This is in contrast to traditional financial services that require intermediaries to process services like loans, trades and payments while maintaining extensive customer support infrastructure. Because of the high cost of servicing customers in traditional financial institutions, smaller players like SMEs (small and medium enterprises) and small-time independent investors are often an afterthought. 

DeFi fills this gap in traditional financial services. According to Philipp Sandner, founder of the Frankfurt School Blockchain Centre, “The core of the initiative is to open traditional financial services to everyone, in providing a permissionless financial service ecosystem based on blockchain infrastructure.”

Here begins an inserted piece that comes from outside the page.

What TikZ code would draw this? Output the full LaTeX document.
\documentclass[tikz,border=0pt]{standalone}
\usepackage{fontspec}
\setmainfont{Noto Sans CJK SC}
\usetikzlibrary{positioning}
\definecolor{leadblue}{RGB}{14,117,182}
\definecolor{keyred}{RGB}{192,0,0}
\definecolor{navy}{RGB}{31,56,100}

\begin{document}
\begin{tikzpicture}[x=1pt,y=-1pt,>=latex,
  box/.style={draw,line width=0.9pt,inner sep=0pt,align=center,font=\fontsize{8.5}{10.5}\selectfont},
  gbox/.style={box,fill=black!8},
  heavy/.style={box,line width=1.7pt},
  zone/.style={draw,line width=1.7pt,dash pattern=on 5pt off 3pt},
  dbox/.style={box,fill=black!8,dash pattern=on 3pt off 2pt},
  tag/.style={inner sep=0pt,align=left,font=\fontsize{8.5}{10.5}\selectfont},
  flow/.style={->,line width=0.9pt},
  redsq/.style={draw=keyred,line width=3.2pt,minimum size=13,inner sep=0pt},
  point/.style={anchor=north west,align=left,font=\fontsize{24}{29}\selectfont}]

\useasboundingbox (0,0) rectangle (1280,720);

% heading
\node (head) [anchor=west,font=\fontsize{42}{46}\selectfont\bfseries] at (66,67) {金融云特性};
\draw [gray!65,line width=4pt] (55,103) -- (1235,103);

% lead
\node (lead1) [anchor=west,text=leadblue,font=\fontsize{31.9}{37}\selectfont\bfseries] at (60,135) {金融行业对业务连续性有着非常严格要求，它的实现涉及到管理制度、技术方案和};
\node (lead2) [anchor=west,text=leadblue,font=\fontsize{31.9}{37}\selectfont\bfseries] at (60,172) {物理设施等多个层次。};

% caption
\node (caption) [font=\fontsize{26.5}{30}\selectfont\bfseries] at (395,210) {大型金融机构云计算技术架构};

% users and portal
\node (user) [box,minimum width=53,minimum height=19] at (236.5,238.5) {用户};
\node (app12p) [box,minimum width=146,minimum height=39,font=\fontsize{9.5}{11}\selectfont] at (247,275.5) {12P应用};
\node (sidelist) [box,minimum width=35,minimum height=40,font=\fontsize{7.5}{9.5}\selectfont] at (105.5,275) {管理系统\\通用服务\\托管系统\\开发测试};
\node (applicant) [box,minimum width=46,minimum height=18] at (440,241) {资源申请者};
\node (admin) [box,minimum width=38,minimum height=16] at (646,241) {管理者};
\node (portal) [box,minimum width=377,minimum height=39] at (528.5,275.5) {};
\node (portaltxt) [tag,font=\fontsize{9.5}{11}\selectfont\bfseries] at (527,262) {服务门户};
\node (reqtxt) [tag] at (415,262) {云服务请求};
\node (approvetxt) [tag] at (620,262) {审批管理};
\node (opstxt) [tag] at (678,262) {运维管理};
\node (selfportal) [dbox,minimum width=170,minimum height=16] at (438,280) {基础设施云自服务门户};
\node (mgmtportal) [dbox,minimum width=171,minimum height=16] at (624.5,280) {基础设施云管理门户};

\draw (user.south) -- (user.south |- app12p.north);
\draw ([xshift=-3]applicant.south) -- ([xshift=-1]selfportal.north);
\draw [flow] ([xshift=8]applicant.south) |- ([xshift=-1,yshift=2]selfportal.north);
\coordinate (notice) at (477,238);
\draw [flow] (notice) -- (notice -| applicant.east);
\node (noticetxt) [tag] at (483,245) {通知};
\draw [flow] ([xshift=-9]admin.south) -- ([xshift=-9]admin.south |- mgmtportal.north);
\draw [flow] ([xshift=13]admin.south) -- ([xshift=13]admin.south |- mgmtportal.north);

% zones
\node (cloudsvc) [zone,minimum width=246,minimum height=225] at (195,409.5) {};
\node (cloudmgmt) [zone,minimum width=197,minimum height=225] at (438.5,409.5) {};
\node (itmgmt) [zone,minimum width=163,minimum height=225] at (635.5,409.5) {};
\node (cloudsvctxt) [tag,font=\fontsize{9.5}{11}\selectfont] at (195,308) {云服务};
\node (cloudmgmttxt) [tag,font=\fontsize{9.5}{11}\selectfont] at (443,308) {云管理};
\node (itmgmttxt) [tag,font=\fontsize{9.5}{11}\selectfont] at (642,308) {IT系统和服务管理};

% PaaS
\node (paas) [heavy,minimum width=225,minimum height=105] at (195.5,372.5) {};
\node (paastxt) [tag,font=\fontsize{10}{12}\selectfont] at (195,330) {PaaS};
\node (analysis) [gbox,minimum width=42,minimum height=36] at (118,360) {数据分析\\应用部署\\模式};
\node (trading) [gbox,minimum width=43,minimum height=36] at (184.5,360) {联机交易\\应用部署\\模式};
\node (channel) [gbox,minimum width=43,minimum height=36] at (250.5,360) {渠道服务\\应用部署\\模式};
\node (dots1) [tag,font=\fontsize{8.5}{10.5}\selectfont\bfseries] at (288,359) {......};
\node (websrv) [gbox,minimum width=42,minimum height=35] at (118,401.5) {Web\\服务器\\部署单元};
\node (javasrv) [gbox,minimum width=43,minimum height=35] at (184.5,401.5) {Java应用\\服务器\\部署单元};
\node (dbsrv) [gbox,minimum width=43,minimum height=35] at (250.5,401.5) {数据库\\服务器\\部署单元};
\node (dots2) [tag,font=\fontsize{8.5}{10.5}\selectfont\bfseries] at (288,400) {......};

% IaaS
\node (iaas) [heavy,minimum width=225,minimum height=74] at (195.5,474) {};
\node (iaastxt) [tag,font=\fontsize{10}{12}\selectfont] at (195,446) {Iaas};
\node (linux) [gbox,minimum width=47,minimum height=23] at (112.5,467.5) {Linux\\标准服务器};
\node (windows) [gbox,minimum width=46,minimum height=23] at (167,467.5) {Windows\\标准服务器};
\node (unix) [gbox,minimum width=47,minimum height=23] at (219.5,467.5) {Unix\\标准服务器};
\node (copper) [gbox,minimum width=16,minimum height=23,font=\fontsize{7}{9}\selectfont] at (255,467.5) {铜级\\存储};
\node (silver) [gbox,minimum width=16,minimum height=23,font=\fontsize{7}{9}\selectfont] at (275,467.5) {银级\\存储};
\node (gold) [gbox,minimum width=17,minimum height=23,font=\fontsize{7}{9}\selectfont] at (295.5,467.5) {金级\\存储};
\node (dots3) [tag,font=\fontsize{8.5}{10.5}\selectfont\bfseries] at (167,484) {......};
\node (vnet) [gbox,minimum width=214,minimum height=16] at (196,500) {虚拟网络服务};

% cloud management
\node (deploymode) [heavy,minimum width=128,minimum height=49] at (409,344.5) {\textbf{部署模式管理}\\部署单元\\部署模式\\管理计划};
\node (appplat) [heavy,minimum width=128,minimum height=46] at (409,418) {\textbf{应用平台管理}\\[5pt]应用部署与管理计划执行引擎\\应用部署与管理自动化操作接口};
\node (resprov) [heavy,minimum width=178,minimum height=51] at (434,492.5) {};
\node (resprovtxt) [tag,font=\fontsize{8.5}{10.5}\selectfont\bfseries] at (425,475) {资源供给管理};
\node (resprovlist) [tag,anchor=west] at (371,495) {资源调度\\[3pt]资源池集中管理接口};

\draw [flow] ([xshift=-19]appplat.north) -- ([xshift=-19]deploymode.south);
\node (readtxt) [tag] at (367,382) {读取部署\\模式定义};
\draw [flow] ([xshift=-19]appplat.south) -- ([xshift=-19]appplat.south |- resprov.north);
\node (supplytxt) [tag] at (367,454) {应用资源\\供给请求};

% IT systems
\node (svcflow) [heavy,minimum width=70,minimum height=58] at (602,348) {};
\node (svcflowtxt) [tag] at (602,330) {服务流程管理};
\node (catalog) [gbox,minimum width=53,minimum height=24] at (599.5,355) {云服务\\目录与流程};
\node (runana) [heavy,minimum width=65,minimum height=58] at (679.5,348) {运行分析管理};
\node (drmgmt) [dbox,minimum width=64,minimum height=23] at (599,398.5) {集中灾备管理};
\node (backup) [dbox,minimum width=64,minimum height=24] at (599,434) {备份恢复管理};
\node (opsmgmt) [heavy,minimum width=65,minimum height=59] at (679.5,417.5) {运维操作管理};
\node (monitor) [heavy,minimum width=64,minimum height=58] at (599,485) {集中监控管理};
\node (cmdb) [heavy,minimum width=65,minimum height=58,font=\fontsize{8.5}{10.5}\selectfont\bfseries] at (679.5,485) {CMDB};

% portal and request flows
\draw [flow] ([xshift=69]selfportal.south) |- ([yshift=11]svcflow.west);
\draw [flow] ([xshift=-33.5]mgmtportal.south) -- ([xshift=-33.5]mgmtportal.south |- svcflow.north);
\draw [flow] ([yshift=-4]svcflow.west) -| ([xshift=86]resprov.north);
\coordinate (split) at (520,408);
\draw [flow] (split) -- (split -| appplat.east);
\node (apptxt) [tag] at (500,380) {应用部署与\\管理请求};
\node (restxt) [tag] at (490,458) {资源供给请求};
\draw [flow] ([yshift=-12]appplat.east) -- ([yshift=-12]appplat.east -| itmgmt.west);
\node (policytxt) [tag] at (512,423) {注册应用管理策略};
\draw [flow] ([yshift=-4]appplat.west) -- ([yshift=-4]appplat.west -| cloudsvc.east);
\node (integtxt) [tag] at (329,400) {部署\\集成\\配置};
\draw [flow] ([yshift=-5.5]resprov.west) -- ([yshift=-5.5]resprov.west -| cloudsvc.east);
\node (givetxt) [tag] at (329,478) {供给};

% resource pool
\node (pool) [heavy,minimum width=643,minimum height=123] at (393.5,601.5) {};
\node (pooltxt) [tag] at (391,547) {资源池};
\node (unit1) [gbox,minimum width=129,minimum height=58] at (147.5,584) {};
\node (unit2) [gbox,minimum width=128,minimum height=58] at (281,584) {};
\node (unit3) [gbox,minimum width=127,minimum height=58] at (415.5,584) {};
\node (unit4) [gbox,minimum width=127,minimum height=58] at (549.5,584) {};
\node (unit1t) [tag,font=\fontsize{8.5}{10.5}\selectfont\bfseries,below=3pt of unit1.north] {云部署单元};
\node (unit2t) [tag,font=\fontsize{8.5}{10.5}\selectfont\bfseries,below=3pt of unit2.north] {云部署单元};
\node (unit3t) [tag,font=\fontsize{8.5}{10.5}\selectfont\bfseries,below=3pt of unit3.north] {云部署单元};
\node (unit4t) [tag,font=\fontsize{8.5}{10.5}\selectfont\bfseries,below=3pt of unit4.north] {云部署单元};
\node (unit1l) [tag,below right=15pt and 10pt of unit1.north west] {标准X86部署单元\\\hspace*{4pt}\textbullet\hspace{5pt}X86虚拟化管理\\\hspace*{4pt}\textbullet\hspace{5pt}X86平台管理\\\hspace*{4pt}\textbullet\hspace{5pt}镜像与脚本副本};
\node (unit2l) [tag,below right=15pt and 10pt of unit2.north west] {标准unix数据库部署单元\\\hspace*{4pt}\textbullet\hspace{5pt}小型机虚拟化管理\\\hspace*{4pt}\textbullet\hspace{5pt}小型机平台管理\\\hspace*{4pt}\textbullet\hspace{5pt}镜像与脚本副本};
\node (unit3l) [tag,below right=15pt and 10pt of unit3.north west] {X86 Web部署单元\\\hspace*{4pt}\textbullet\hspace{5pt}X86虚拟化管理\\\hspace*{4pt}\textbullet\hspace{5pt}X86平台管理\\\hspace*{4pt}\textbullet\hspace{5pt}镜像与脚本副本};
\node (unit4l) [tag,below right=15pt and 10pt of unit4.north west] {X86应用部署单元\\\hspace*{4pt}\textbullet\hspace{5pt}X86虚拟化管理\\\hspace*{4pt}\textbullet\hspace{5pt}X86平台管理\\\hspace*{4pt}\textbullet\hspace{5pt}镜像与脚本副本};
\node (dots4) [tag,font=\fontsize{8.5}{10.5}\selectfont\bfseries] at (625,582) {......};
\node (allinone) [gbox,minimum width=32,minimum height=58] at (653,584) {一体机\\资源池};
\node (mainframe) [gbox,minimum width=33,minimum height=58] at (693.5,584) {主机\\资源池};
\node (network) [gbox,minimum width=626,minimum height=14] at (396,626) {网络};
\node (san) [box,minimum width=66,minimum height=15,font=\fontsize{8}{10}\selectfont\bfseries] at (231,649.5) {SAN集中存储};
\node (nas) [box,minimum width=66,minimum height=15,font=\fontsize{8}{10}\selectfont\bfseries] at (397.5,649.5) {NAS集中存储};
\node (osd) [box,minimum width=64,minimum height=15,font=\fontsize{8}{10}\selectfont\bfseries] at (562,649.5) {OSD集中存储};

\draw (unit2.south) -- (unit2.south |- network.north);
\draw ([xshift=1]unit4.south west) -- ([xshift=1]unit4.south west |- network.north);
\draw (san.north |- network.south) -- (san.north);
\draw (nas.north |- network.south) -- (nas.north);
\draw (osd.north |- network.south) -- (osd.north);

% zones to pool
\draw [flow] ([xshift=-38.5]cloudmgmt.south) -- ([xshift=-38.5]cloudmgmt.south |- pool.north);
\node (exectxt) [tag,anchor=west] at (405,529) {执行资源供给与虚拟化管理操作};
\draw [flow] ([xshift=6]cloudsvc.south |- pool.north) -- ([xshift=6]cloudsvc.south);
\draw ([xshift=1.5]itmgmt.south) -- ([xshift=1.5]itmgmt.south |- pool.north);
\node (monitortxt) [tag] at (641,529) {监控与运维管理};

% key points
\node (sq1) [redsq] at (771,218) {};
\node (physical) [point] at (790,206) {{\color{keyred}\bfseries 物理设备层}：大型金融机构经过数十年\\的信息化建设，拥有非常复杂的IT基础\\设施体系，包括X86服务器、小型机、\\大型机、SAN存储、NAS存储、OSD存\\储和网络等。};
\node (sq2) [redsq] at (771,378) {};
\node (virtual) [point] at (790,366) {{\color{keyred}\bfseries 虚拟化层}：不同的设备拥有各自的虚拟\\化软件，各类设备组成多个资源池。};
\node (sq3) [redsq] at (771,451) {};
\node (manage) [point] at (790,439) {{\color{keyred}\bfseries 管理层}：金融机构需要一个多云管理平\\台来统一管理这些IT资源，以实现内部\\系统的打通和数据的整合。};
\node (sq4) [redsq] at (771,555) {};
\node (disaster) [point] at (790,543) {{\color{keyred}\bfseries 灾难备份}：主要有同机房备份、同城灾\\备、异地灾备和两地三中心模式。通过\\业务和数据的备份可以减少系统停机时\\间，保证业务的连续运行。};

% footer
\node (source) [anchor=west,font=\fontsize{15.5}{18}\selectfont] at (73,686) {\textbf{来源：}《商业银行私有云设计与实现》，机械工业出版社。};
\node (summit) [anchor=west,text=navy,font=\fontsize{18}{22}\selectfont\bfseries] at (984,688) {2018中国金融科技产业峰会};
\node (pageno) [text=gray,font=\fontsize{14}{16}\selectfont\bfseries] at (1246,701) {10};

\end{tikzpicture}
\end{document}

The popularity of DeFi is growing. Currently, there are 263 DeFi projects, with the bulk on the Ethereum blockchain. These include exchanges, stablecoins, asset management products, marketplaces, insurance, and lending. According to DeFi Pulse, around $80billion is locked across all DeFi projects at the time of writing, with almost half of these locked in lending. In DeFi, “locking” refers to the total value locked (TVL), which serves as a reference point, representing the supply of assets that are secured by DeFi applications (like lending). The TVL in DeFi breached the $100 billion landmark a few months ago, which is comparable to the GDP of some EU member states.

DeFi ecosystem
DeFi Ecosystem from defiprime

The potential of DeFi is not going unnoticed — DeFi news includes established companies from Morgan Stanley to Ubisoft are investing in and supporting DeFi initiatives. Meanwhile, the European Union is also working on a regulatory framework for DeFi, MICA, to provide improved security without stifling innovation.

What is DeFi?

DeFi is an umbrella term covering financial services (like borrowing, lending, and trading) that run on blockchain technology. As the name suggests, the lure of DeFi lies in how it is decentralised

Instead of having an intermediary governing the transactions, such as how a bank accepts deposits and facilitates business loans in traditional finance, smart contracts and blockchain ledgers make acting dishonestly impossible or futile.

What are Smart Contracts?

Smart contracts play a huge role in DeFi. They are pieces of code responsible for governing and managing the project’s ecosystem automatically. Smart contracts ensure decentralisation by defining what happens with the funds based on predetermined conditions. These predetermined conditions may depend on external data, which are received via data feeds (oracles). For example, the smart contract may specify a sell order when Bitcoin reaches $50K. To verify that conditions are met, the system will rely on data from oracles.

DeFi Applications

While there are many possible applications of DeFi, currently, most DeFi applications fall into three categories:

Decentralised exchanges

Decentralised exchanges (DEX) are governed by smart contracts and all funds are stored on the blockchain. All processes, such as your order and the matching process are stored on the exchange’s blockchain. Because of their decentralised nature, it’s impossible to compromise personal data or to steal funds. However, they can be unintuitive to most users and cannot deal directly with fiat currencies. In the latter’s case, stablecoins have emerged as a fiat solution for DeFi platforms.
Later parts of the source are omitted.